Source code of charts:
******

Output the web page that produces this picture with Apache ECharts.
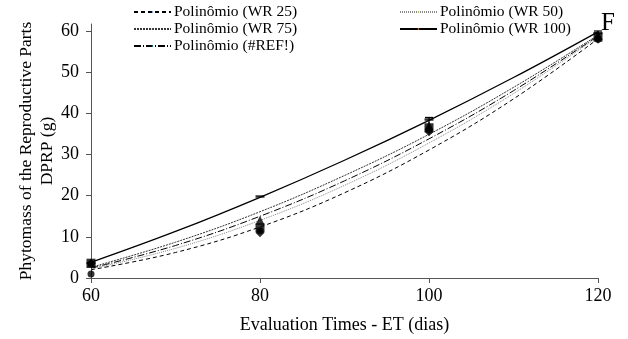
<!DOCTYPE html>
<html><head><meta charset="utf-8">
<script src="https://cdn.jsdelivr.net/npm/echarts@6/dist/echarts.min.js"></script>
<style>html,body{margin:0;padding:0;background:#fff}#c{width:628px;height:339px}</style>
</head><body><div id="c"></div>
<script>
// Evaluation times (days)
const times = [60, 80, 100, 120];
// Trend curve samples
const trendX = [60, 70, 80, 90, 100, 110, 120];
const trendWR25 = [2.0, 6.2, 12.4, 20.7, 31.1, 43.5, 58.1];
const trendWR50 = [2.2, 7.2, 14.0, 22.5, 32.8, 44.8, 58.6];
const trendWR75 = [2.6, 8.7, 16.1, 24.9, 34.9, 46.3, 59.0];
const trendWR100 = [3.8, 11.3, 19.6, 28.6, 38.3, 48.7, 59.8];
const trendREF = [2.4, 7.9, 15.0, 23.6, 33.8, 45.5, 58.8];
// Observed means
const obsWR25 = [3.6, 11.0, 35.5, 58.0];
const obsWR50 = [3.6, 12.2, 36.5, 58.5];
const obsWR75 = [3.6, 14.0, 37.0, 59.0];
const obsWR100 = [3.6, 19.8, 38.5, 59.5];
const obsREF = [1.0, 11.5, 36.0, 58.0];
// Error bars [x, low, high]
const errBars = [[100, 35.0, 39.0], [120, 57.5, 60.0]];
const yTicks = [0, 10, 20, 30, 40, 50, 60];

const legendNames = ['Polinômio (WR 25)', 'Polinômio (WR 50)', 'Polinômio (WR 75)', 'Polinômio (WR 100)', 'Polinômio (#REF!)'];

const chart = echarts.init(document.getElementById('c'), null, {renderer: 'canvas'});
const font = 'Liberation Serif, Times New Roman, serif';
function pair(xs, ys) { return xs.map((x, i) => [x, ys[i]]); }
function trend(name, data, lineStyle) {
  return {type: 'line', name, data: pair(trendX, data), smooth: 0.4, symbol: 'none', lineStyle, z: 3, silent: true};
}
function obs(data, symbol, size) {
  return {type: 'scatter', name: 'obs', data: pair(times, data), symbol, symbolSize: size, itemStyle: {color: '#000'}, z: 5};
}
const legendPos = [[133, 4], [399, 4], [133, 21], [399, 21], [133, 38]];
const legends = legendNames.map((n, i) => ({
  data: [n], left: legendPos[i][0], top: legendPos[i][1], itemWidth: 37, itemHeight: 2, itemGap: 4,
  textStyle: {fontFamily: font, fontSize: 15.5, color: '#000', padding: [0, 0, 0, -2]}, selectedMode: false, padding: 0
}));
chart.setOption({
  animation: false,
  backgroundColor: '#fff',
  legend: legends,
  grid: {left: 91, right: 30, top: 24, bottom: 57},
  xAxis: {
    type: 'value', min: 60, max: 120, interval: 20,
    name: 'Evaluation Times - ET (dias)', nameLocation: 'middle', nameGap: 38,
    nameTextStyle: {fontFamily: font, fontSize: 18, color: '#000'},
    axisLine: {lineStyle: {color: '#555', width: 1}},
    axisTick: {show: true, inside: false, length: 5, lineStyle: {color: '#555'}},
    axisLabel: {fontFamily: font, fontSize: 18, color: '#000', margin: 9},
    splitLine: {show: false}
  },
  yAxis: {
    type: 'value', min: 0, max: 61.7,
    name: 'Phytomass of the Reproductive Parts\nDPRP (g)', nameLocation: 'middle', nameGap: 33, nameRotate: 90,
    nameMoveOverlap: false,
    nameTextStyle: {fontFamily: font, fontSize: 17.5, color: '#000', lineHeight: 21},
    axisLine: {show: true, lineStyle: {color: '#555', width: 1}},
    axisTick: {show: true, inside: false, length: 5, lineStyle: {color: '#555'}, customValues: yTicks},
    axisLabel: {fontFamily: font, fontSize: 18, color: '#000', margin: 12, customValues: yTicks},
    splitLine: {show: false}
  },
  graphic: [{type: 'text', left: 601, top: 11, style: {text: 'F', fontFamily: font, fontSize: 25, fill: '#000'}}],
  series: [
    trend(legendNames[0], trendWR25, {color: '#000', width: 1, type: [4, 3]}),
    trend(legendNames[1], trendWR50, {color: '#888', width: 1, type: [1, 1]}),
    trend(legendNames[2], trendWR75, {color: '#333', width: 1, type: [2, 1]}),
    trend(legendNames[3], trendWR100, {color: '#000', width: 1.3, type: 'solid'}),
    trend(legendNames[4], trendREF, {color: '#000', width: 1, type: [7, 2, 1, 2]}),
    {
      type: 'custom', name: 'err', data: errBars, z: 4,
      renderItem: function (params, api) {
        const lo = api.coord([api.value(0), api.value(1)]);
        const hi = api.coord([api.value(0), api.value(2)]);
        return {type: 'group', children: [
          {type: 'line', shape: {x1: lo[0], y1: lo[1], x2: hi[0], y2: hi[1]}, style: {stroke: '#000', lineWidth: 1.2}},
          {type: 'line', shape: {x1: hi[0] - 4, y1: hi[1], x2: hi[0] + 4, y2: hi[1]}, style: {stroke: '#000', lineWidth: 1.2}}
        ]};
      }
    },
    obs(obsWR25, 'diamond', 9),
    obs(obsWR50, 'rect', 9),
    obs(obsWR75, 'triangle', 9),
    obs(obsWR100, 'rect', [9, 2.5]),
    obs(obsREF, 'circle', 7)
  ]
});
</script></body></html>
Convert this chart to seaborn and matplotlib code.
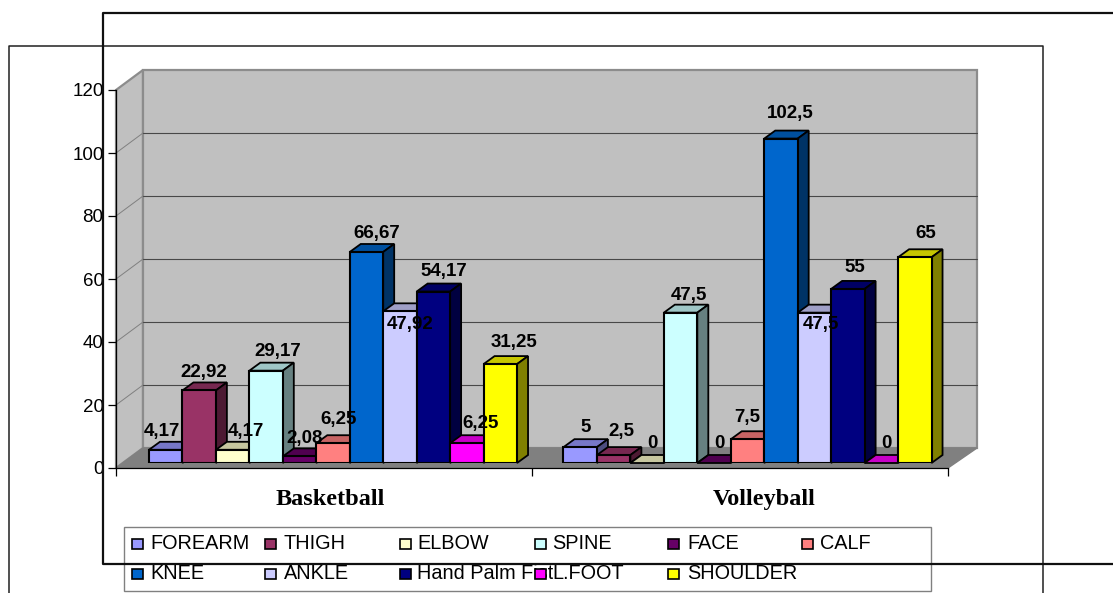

******

Look over the listing above. Pick out and copy every line that includes "this".

Output the web page that produces this picture with Apache ECharts.
Convert this chart to seaborn and matplotlib code.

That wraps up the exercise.